During rehearsals all the cast members auditioned for musical solos and featured dancers. I croaked through “Old Man River” and “Leroy Brown,” then we were put through our dancing paces. The choreographer gave the cast a more complicated routine than what we were given at the general auditions. In that audition, I was the guy in the opening credits of the Bob Fosse film, “All That Jazz;” a stage packed with dancers and one pitiful bloke keeps bumping into everyone. For this complicated routine in the “Showboat Show,” the choreographer had each cast member do a solo sequence in a diagonal line. There was no hiding my lack of dancing skills, and I scooted across the floor asap.
I settled into my mortification as the cast gathered in the middle of the rehearsal hall while the show director, choreographer, and music director confabbed and decided who would be a featured dancer, who would sing the featured solos. Once the triumvirate broke huddle, they called out their selections. As the chosen were called, each one peeled off the larger group, giggly with excitement, and stood behind their respective leader. In a matter of seconds I was alone in the middle of the rehearsal hall feeling like the Elephant Man. The choreographer huddled with to her dancers and the musical director did the same with his singers, which left the director to ponder what to do with the odd-man-out.

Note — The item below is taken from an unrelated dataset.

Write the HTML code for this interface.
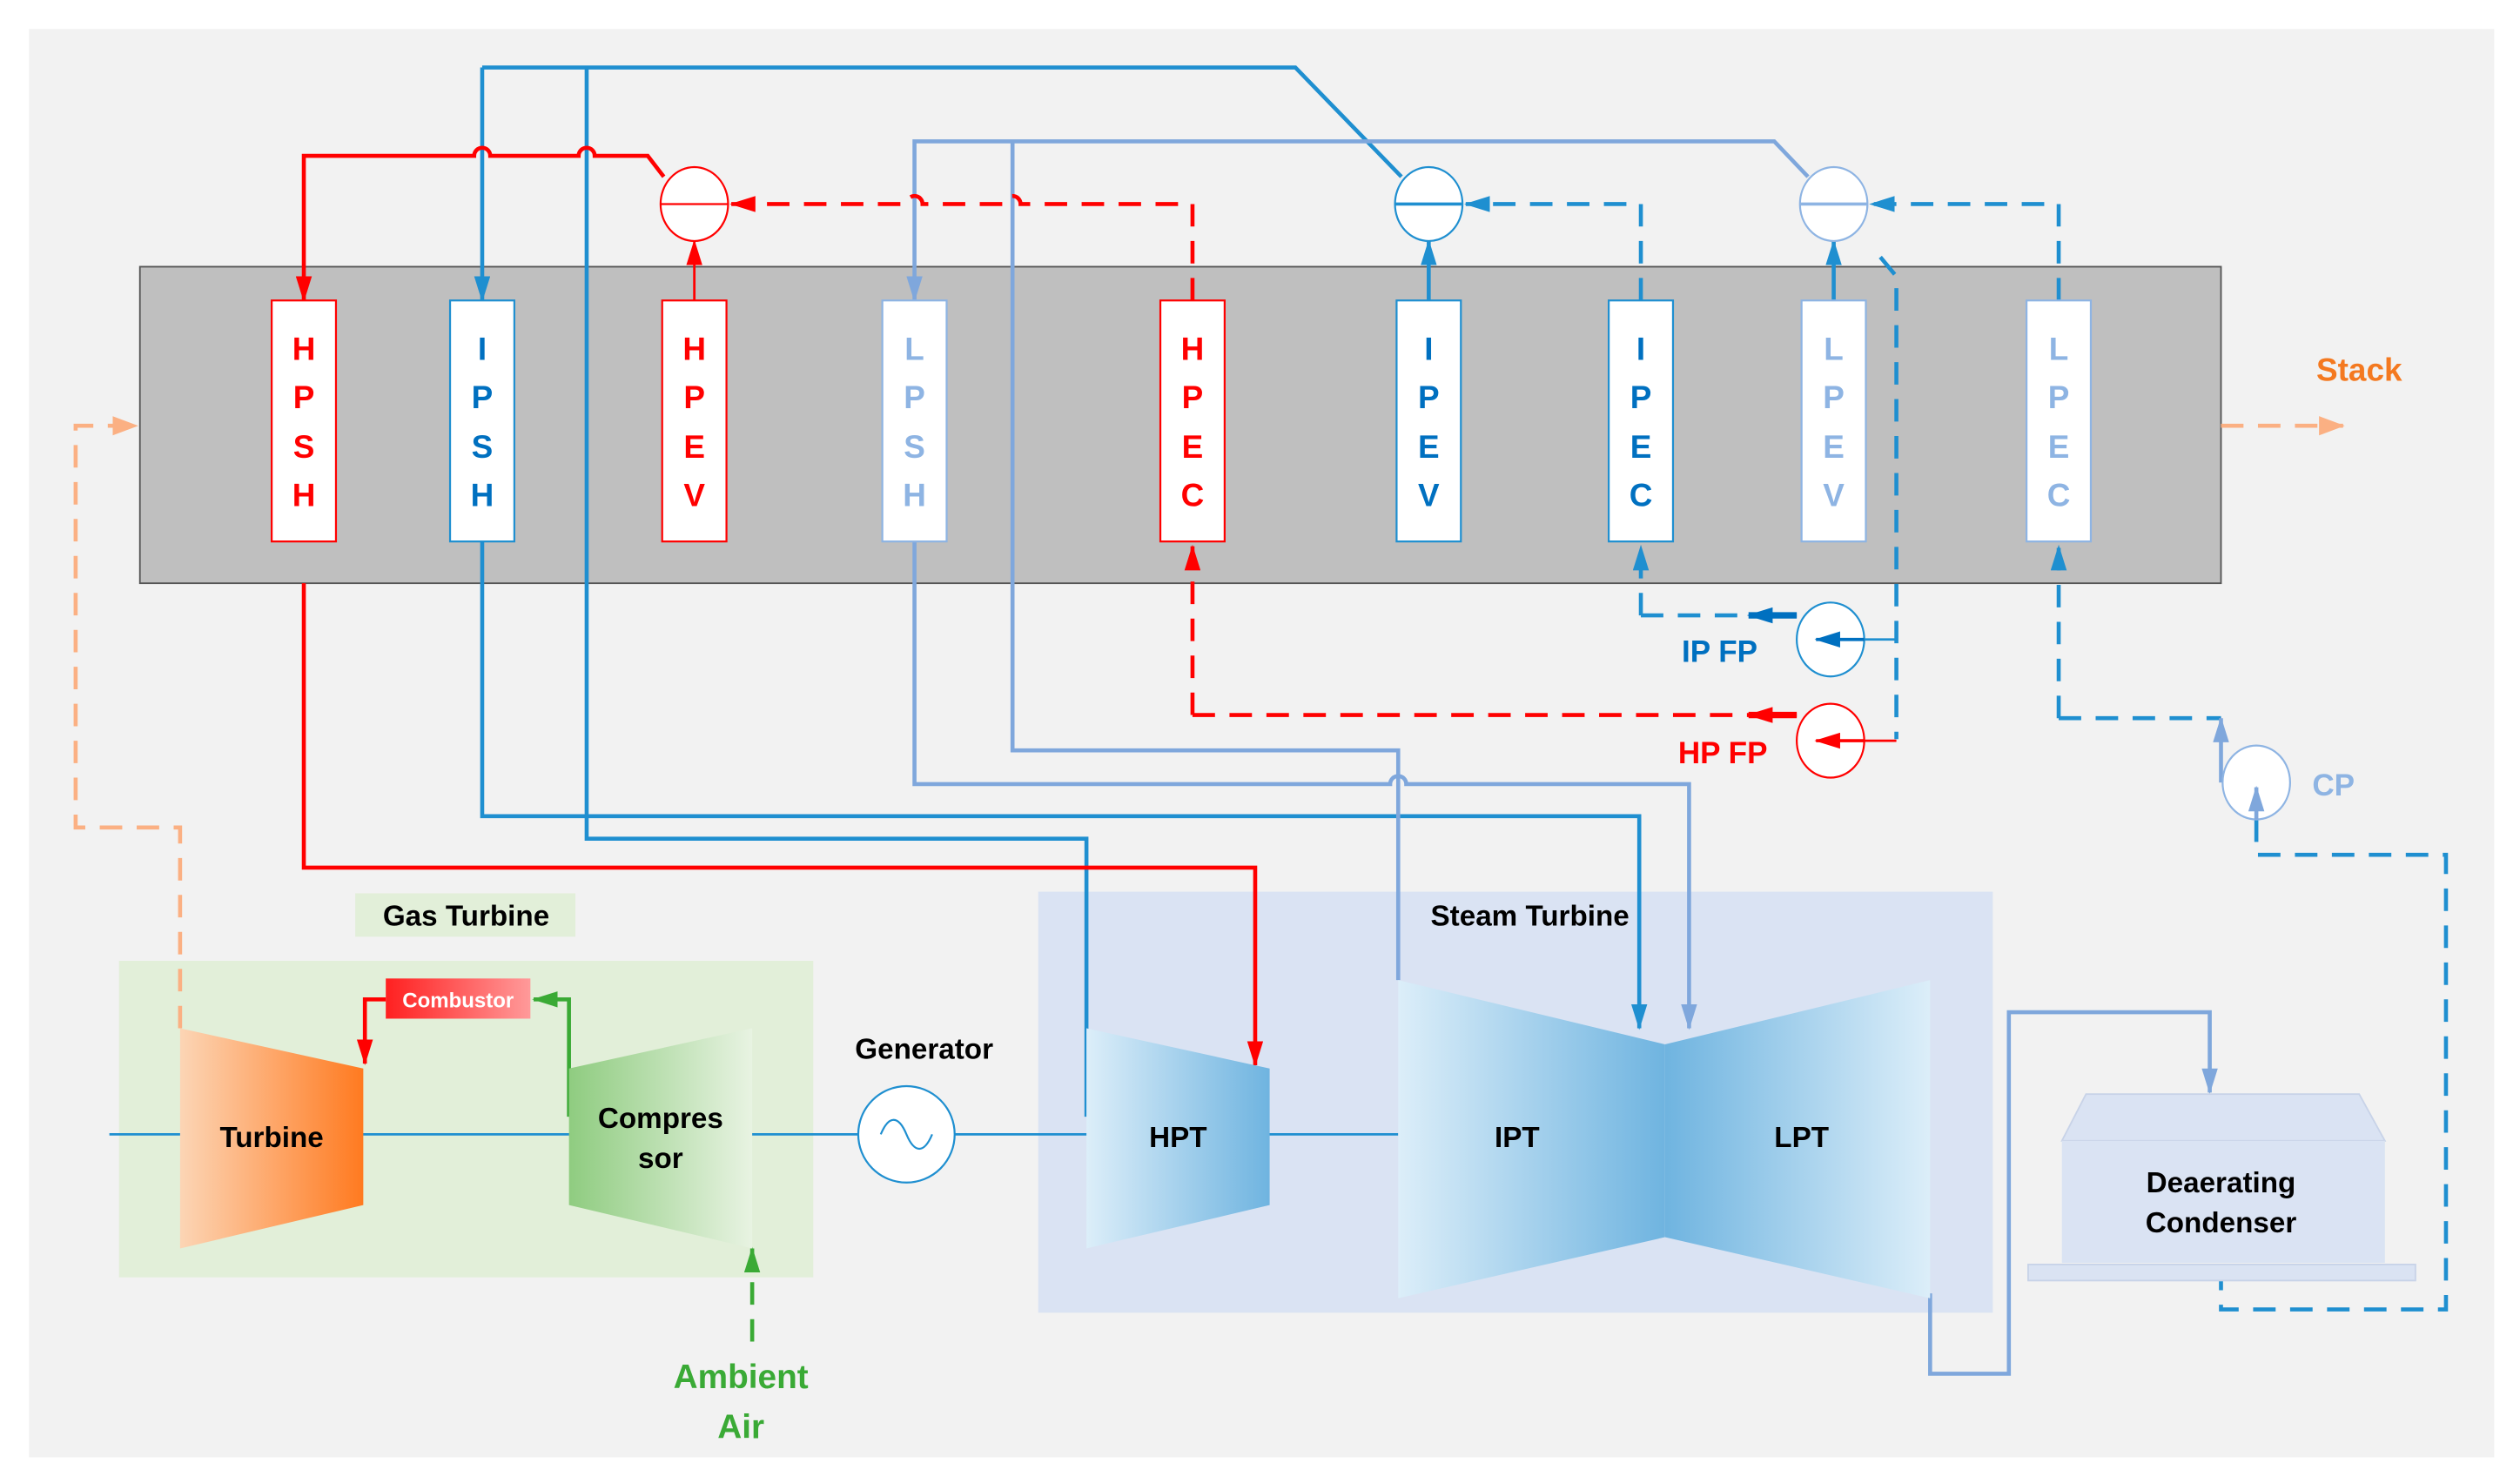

I had faked my way to this point but had been found out. To have gotten this far was a miracle. The director approached. The squint in his eyes was one of either pity or perturbation. He stopped before me and said, “And you, my son, shall talk.” Thus the role of “Captain Jerry” was born. I would speak the narration written for the show. If only by default, the director spotted my one talent and gave me the occasion to exploit it. I’ve been doing my best to exploit it ever since, and so far, no one has found me out…yet.